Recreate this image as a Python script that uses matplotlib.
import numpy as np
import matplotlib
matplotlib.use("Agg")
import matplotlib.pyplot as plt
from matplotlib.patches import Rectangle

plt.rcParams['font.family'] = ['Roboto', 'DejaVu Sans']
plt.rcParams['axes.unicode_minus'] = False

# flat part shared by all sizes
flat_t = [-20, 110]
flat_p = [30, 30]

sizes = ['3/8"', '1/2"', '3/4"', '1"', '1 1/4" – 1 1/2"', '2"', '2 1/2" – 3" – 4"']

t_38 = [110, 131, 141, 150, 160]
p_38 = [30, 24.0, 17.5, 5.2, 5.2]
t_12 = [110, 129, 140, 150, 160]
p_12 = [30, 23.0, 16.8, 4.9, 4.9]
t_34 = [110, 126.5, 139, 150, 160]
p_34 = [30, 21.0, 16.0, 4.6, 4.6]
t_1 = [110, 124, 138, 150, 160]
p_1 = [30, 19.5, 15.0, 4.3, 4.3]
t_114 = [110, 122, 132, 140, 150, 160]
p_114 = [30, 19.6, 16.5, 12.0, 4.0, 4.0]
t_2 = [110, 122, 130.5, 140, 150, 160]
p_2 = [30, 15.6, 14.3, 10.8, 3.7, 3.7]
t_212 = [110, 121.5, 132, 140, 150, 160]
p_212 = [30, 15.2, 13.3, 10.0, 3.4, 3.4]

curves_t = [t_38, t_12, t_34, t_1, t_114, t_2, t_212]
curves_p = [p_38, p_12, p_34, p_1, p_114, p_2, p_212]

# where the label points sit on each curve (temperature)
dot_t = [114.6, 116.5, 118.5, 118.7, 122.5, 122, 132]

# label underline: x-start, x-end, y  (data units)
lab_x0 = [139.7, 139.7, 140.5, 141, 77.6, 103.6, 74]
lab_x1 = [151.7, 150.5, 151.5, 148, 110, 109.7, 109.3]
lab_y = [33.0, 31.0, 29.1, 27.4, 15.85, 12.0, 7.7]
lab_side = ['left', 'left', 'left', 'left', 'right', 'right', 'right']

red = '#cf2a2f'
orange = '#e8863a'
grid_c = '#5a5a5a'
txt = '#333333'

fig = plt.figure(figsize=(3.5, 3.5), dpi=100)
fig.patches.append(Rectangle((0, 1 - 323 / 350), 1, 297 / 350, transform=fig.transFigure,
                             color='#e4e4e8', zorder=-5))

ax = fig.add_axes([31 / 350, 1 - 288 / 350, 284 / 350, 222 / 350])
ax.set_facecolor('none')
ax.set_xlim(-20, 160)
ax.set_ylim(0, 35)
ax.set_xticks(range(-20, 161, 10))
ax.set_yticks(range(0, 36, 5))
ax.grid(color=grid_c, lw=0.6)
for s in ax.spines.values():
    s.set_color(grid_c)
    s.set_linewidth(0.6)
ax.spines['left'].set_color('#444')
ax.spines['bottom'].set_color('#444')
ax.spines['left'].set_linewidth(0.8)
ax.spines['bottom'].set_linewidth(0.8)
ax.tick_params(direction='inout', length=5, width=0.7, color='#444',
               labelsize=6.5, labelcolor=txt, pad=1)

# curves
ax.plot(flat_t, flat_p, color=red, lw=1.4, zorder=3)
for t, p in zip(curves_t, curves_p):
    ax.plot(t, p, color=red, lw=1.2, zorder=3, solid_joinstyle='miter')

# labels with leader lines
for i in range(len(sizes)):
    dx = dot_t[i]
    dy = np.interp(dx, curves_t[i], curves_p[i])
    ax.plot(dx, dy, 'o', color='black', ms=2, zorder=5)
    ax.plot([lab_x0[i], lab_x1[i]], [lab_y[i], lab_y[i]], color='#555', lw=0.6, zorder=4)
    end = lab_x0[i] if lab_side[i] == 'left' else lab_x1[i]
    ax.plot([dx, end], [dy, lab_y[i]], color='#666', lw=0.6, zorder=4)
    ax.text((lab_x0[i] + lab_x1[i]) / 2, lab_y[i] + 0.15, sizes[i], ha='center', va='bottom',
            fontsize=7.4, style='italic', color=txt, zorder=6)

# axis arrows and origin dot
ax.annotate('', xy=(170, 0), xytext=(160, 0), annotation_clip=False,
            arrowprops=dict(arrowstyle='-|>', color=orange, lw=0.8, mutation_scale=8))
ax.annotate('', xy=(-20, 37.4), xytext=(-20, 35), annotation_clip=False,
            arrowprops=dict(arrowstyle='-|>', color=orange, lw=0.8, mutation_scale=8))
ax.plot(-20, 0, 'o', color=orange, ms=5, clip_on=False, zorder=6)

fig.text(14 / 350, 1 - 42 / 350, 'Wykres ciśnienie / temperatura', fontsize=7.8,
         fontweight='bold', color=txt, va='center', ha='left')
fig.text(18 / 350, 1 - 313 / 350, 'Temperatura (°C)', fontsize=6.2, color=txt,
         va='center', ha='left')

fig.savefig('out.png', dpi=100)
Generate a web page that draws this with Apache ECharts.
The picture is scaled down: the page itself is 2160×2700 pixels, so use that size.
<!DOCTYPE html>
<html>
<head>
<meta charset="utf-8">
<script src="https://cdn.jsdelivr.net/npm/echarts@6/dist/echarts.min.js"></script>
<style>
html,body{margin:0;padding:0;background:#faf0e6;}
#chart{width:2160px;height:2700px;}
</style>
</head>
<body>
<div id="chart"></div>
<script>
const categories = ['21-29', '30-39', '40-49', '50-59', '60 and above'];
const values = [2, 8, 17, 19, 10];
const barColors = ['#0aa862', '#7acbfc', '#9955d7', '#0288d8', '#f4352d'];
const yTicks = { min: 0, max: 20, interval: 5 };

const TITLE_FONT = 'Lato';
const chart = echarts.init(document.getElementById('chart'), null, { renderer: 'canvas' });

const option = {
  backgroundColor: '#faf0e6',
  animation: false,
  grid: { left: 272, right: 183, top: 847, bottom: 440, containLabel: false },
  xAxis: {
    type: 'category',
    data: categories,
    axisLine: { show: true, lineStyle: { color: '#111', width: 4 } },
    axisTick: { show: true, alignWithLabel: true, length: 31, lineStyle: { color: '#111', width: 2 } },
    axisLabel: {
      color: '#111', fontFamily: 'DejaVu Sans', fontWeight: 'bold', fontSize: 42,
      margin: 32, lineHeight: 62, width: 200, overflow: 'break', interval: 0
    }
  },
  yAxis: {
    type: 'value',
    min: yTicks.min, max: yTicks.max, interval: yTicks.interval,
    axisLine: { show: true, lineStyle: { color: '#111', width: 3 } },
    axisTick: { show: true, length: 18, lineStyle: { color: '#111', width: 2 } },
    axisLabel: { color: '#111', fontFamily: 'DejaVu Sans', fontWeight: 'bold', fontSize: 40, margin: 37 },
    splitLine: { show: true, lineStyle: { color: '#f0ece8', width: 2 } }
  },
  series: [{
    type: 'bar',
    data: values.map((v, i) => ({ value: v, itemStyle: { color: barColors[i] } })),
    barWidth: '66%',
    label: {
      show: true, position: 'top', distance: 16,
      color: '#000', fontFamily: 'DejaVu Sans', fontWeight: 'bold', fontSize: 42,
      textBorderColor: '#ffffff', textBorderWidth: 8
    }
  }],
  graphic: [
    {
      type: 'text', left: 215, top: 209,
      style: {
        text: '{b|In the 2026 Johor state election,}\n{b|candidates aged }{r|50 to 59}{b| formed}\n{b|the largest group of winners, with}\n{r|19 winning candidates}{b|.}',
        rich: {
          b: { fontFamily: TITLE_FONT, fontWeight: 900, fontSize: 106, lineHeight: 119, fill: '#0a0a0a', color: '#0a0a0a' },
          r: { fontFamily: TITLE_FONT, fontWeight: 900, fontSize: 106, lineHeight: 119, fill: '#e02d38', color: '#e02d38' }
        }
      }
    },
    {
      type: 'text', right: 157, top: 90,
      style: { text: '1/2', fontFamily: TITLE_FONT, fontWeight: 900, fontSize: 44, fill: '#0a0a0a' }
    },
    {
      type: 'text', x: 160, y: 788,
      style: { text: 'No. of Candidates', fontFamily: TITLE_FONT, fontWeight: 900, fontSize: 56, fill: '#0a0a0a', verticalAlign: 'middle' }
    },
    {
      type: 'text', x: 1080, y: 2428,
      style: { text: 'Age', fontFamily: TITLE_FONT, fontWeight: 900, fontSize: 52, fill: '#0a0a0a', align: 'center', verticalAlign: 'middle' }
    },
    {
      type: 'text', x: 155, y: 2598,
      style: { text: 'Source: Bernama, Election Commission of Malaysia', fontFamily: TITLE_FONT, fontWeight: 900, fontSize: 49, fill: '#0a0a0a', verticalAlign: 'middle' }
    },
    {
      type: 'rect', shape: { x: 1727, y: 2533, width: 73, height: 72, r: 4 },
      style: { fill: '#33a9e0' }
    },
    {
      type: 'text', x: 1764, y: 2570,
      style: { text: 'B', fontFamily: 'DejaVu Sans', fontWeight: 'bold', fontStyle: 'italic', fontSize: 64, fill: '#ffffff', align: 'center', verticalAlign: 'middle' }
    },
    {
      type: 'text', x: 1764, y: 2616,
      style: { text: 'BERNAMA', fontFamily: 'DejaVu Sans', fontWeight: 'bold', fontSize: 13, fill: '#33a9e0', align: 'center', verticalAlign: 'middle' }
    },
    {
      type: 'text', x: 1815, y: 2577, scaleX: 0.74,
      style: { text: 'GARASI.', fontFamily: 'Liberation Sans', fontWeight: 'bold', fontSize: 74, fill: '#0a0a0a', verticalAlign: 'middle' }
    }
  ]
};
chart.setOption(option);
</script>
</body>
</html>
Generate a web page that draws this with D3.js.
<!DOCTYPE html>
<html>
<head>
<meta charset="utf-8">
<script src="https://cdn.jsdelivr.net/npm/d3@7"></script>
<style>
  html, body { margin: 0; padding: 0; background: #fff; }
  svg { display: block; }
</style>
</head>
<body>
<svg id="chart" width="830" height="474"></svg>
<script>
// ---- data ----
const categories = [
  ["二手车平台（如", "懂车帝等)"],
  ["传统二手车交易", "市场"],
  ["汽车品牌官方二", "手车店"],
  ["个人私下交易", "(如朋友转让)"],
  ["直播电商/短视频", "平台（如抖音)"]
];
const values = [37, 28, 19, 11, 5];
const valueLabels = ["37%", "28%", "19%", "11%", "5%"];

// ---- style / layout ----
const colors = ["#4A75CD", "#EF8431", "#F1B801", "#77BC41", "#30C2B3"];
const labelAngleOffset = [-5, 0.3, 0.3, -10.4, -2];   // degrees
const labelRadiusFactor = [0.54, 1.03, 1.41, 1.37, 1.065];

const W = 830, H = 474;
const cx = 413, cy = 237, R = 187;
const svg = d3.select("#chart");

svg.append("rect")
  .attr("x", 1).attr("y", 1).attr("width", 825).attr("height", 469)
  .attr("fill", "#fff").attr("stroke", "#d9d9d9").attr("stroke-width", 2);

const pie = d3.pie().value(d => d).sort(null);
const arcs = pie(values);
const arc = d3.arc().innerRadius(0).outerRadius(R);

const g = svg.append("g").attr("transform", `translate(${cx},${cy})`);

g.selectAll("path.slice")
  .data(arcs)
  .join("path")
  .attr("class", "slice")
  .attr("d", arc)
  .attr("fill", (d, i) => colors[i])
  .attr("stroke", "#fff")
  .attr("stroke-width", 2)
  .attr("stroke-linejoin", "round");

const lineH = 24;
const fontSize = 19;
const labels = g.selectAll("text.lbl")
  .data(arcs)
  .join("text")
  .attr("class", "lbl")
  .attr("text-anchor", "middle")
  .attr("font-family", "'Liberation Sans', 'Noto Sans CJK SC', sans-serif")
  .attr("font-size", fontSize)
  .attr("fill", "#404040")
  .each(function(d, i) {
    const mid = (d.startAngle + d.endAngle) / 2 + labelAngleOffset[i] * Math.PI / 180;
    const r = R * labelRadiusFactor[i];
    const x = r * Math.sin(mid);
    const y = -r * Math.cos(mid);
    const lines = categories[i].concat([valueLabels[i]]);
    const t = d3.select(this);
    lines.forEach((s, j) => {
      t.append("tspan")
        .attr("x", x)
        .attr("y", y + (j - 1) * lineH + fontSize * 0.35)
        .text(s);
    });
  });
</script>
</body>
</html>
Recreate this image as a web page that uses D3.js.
__________
Required work:
Reproduce exactly the lines that run from the start of the records to the line with "curves_p = [p_38, p_12, p_34, p_1, p_114, p_2, p_212]", both included.

Answer for the task:
Recreate this image as a Python script that uses matplotlib.
import numpy as np
import matplotlib
matplotlib.use("Agg")
import matplotlib.pyplot as plt
from matplotlib.patches import Rectangle

plt.rcParams['font.family'] = ['Roboto', 'DejaVu Sans']
plt.rcParams['axes.unicode_minus'] = False

# flat part shared by all sizes
flat_t = [-20, 110]
flat_p = [30, 30]

sizes = ['3/8"', '1/2"', '3/4"', '1"', '1 1/4" – 1 1/2"', '2"', '2 1/2" – 3" – 4"']

t_38 = [110, 131, 141, 150, 160]
p_38 = [30, 24.0, 17.5, 5.2, 5.2]
t_12 = [110, 129, 140, 150, 160]
p_12 = [30, 23.0, 16.8, 4.9, 4.9]
t_34 = [110, 126.5, 139, 150, 160]
p_34 = [30, 21.0, 16.0, 4.6, 4.6]
t_1 = [110, 124, 138, 150, 160]
p_1 = [30, 19.5, 15.0, 4.3, 4.3]
t_114 = [110, 122, 132, 140, 150, 160]
p_114 = [30, 19.6, 16.5, 12.0, 4.0, 4.0]
t_2 = [110, 122, 130.5, 140, 150, 160]
p_2 = [30, 15.6, 14.3, 10.8, 3.7, 3.7]
t_212 = [110, 121.5, 132, 140, 150, 160]
p_212 = [30, 15.2, 13.3, 10.0, 3.4, 3.4]

curves_t = [t_38, t_12, t_34, t_1, t_114, t_2, t_212]
curves_p = [p_38, p_12, p_34, p_1, p_114, p_2, p_212]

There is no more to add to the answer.